▸ **Supplied records**:
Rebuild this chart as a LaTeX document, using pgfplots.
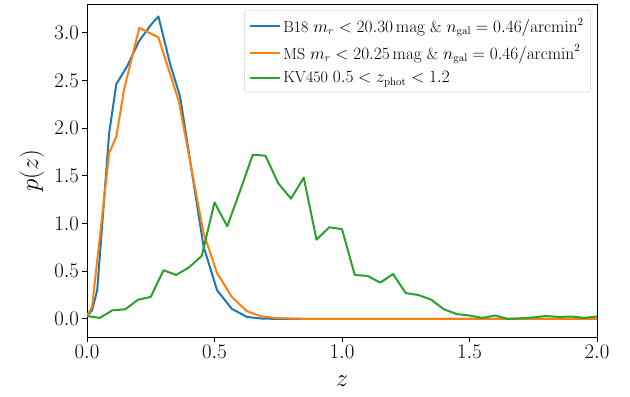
\documentclass[border=0pt]{standalone}
\usepackage{pgfplots}
\pgfplotsset{compat=1.18}
\definecolor{tabblue}{HTML}{1F77B4}
\definecolor{taborange}{HTML}{FF7F0E}
\definecolor{tabgreen}{HTML}{2CA02C}
\begin{document}
\begin{tikzpicture}
\begin{axis}[
  scale only axis, width=510pt, height=333pt,
  xmin=0, xmax=2, ymin=-0.19, ymax=3.30,
  xtick={0,0.5,1,1.5,2}, ytick={0,0.5,1,1.5,2,2.5,3},
  tick align=outside, major tick length=4.8pt,
  tick style={black, line width=0.8pt},
  axis line style={line width=0.8pt},
  xtick pos=bottom, ytick pos=left,
  /pgf/number format/.cd, fixed, fixed zerofill, precision=1, /pgfplots/.cd,
  tick label style={font=\fontsize{22.5}{27}\selectfont},
  xticklabel style={inner sep=3pt},
  yticklabel style={inner sep=3pt},
  label style={font=\fontsize{33}{40}\selectfont},
  xlabel={$z$}, ylabel={$p(z)$},
  xlabel style={at={(axis description cs:0.5,-0.132)}, anchor=center},
  ylabel style={at={(axis description cs:-0.108,0.5)}, anchor=center},
  legend cell align=left,
  legend style={at={(axis description cs:0.988,0.982)}, anchor=north east,
    font=\fontsize{16}{19}\selectfont, draw=black!20, rounded corners=3pt,
    fill=white, fill opacity=0.8, text opacity=1, inner xsep=5pt, inner ysep=6pt,
    row sep=7pt},
  legend image code/.code={\draw[#1] (0pt,0pt) -- (30pt,0pt);},
  every axis plot/.append style={line width=2pt, line join=round, no markers},
]
\coordinate (bl) at (rel axis cs:0,0);
\coordinate (tr) at (rel axis cs:1,1);
\addplot[tabblue] coordinates {
(0.00,0.03) (0.02,0.09) (0.04,0.30) (0.087,1.95) (0.115,2.46) (0.158,2.65)
(0.204,2.91) (0.25,3.08) (0.28,3.17) (0.326,2.67) (0.365,2.33) (0.457,0.76)
(0.51,0.30) (0.568,0.105) (0.627,0.02) (0.686,0.003) (0.745,0.0) (0.80,0.0)
(1.0,0.0) (1.5,0.0) (2.0,0.0)
};
\addlegendentry{B18 $m_r<20.30\,\mathrm{mag}$ \& $n_{\mathrm{gal}}=0.46/\mathrm{arcmin}^2$}
\addplot[taborange] coordinates {
(0.00,0.03) (0.02,0.13) (0.087,1.74) (0.115,1.91) (0.145,2.40) (0.205,3.05)
(0.28,2.95) (0.36,2.28) (0.457,0.90) (0.51,0.48) (0.568,0.23) (0.627,0.08)
(0.686,0.025) (0.745,0.008) (0.80,0.003) (0.86,0.0) (1.0,0.0) (1.5,0.0) (2.0,0.0)
};
\addlegendentry{MS $m_r<20.25\,\mathrm{mag}$ \& $n_{\mathrm{gal}}=0.46/\mathrm{arcmin}^2$}
\addplot[tabgreen] coordinates {
(0.00,0.03) (0.05,0.01) (0.10,0.09) (0.15,0.10) (0.20,0.20) (0.25,0.23)
(0.30,0.51) (0.35,0.46) (0.40,0.54) (0.45,0.66) (0.50,1.22) (0.55,0.97)
(0.60,1.34) (0.65,1.72) (0.70,1.71) (0.75,1.42) (0.80,1.26) (0.85,1.48)
(0.90,0.83) (0.95,0.96) (1.00,0.94) (1.05,0.46) (1.10,0.45) (1.15,0.38)
(1.20,0.47) (1.25,0.27) (1.30,0.25) (1.35,0.20) (1.40,0.10) (1.45,0.05)
(1.50,0.035) (1.55,0.01) (1.60,0.035) (1.65,0.0) (1.70,0.005) (1.75,0.015)
(1.80,0.03) (1.85,0.02) (1.90,0.025) (1.95,0.01) (2.00,0.025)
};
\addlegendentry{KV450 $0.5<z_{\mathrm{phot}}<1.2$}
\end{axis}
\pgfresetboundingbox
\path[use as bounding box] ([xshift=-87pt,yshift=-60pt]bl) rectangle ([xshift=33pt,yshift=4pt]tr);
\end{tikzpicture}
\end{document}
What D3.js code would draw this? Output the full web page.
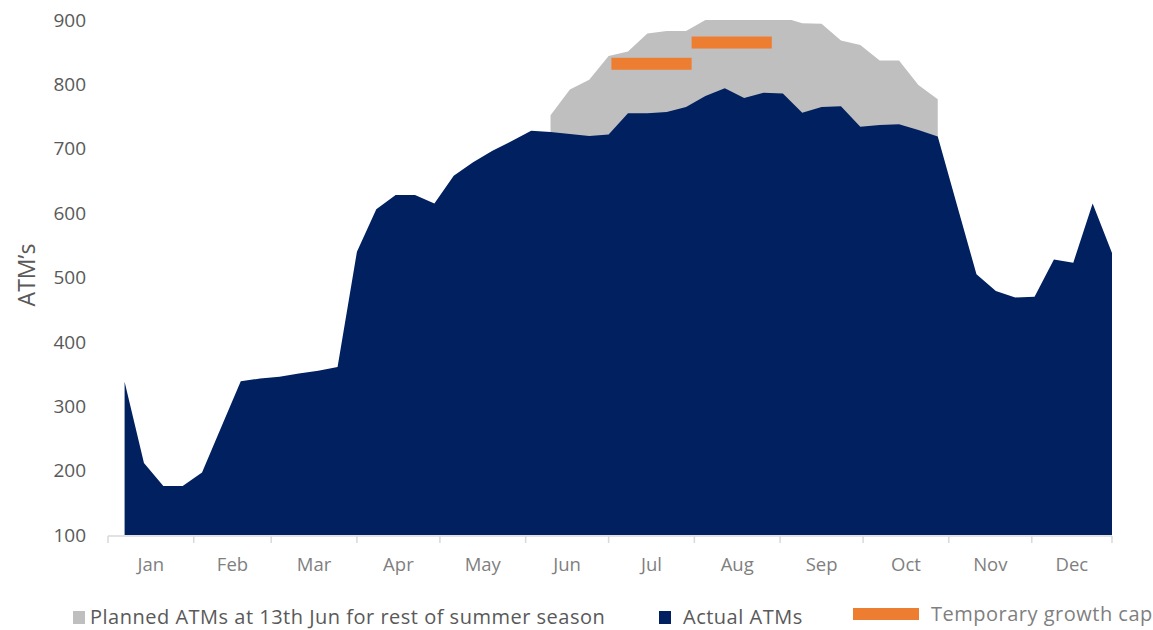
<!DOCTYPE html>
<meta charset="utf-8">
<style>
body { margin: 0; background: #fff; }
svg { display: block; font-family: "Open Sans", "Noto Sans", sans-serif; }
.ytick { font-size: 19px; fill: #595959; }
.month { font-size: 18.5px; fill: #7f7f7f; }
.legend text { font-size: 20px; letter-spacing: 0.5px; fill: #595959; }
</style>
<svg width="1153" height="630"></svg>
<script src="https://d3js.org/d3.v7.min.js"></script>
<script>

// weekly counts, first week ending 7 Jan
var firstWeek = new Date(2018, 0, 7);
var actual = [338, 212, 176, 176, 197, 268, 339, 343, 346, 351, 355, 361, 540,
  606, 628, 628, 615, 658, 679, 697, 712, 728, 726, 723, 720, 722, 755, 755,
  757, 765, 782, 794, 779, 787, 786, 756, 765, 766, 734, 737, 738, 729, 719,
  612, 505, 479, 469, 470, 528, 523, 615, 538];

// plan made on 13th Jun, weeks 22..42
var plannedStart = 22;
var planned = [752, 792, 807, 844, 851, 879, 883, 883, 900, 912, 915, 910, 904,
  895, 894, 868, 861, 837, 837, 799, 777];

var capFrom = [new Date(2018, 6, 2), new Date(2018, 6, 31)];
var capTo = [new Date(2018, 6, 31), new Date(2018, 7, 29)];
var capValue = [832, 865];

var yTicks = [100, 200, 300, 400, 500, 600, 700, 800, 900];
var monthNames = ["Jan", "Feb", "Mar", "Apr", "May", "Jun", "Jul", "Aug", "Sep", "Oct", "Nov", "Dec"];

var svg = d3.select("svg"),
    margin = {top: 20, right: 41, bottom: 95, left: 108},
    width = +svg.attr("width"),
    height = +svg.attr("height");

var x = d3.scaleTime()
    .domain([new Date(2018, 0, 1), new Date(2018, 11, 30)])
    .range([margin.left, width - margin.right]);

var y = d3.scaleLinear()
    .domain([100, 900])
    .range([height - margin.bottom, margin.top]);

var actualData = actual.map(function(v, i) {
  return {date: d3.timeDay.offset(firstWeek, 7 * i), value: v};
});
var plannedData = planned.map(function(v, i) {
  return {date: d3.timeDay.offset(firstWeek, 7 * (i + plannedStart)), value: v};
});

svg.append("clipPath")
    .attr("id", "plot")
  .append("rect")
    .attr("x", margin.left)
    .attr("y", y(900))
    .attr("width", width - margin.right - margin.left)
    .attr("height", y(100) - y(900));

var area = d3.area()
    .x(function(d) { return x(d.date); })
    .y0(y(100))
    .y1(function(d) { return y(d.value); });

var plot = svg.append("g").attr("clip-path", "url(#plot)");

plot.append("path")
    .datum(plannedData)
    .attr("fill", "#bfbfbf")
    .attr("d", area);

plot.append("path")
    .datum(actualData)
    .attr("fill", "#002060")
    .attr("d", area);

plot.selectAll(".cap")
    .data(capValue)
  .enter().append("rect")
    .attr("class", "cap")
    .attr("fill", "#ed7d31")
    .attr("x", function(d, i) { return x(capFrom[i]); })
    .attr("width", function(d, i) { return x(capTo[i]) - x(capFrom[i]); })
    .attr("y", function(d) { return y(d) - 6; })
    .attr("height", 12);

// x axis: month boundaries with labels between them
var bounds = monthNames.map(function(m, i) { return new Date(2018, i, 1); });
bounds.push(x.domain()[1]);
var base = y(100) + 1;

var xAxis = svg.append("g");
xAxis.append("line")
    .attr("x1", x.range()[0]).attr("x2", x.range()[1])
    .attr("y1", base).attr("y2", base)
    .attr("stroke", "#d9d9d9").attr("stroke-width", 1.5);
xAxis.selectAll(".tick")
    .data(bounds)
  .enter().append("line")
    .attr("x1", function(d) { return x(d); })
    .attr("x2", function(d) { return x(d); })
    .attr("y1", base).attr("y2", base + 7)
    .attr("stroke", "#d9d9d9").attr("stroke-width", 1.5);
xAxis.selectAll(".month")
    .data(monthNames)
  .enter().append("text")
    .attr("class", "month")
    .attr("text-anchor", "middle")
    .attr("x", function(d, i) { return (x(bounds[i]) + x(bounds[i + 1])) / 2; })
    .attr("y", base + 35)
    .text(function(d) { return d; });

// y axis: labels only
svg.append("g").selectAll("text")
    .data(yTicks)
  .enter().append("text")
    .attr("class", "ytick")
    .attr("text-anchor", "end")
    .attr("x", 86)
    .attr("y", function(d) { return y(d); })
    .attr("dy", "0.35em")
    .text(function(d) { return d; });

svg.append("text")
    .attr("transform", "translate(35,275) rotate(-90)")
    .attr("text-anchor", "middle")
    .attr("font-size", 23)
    .attr("fill", "#595959")
    .text("ATM’s");

// legend
var legend = svg.append("g").attr("class", "legend");
legend.append("rect").attr("x", 73).attr("y", 611).attr("width", 12).attr("height", 13).attr("fill", "#bfbfbf");
legend.append("text").attr("x", 90).attr("y", 624).text("Planned ATMs at 13th Jun for rest of summer season");
legend.append("rect").attr("x", 659).attr("y", 611).attr("width", 12).attr("height", 13).attr("fill", "#002060");
legend.append("text").attr("x", 683).attr("y", 624).text("Actual ATMs");
legend.append("rect").attr("x", 853).attr("y", 608).attr("width", 66).attr("height", 12).attr("fill", "#ed7d31");
legend.append("text").attr("x", 931).attr("y", 621).style("fill", "#7f7f7f").text("Temporary growth cap");

</script>
</html>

▸ **What you have to do**: Gather up, from the records above, each line where the word "this" appears.

▸ **Exercise solution**:
Rebuild this chart as a LaTeX document, using pgfplots.
What D3.js code would draw this? Output the full web page.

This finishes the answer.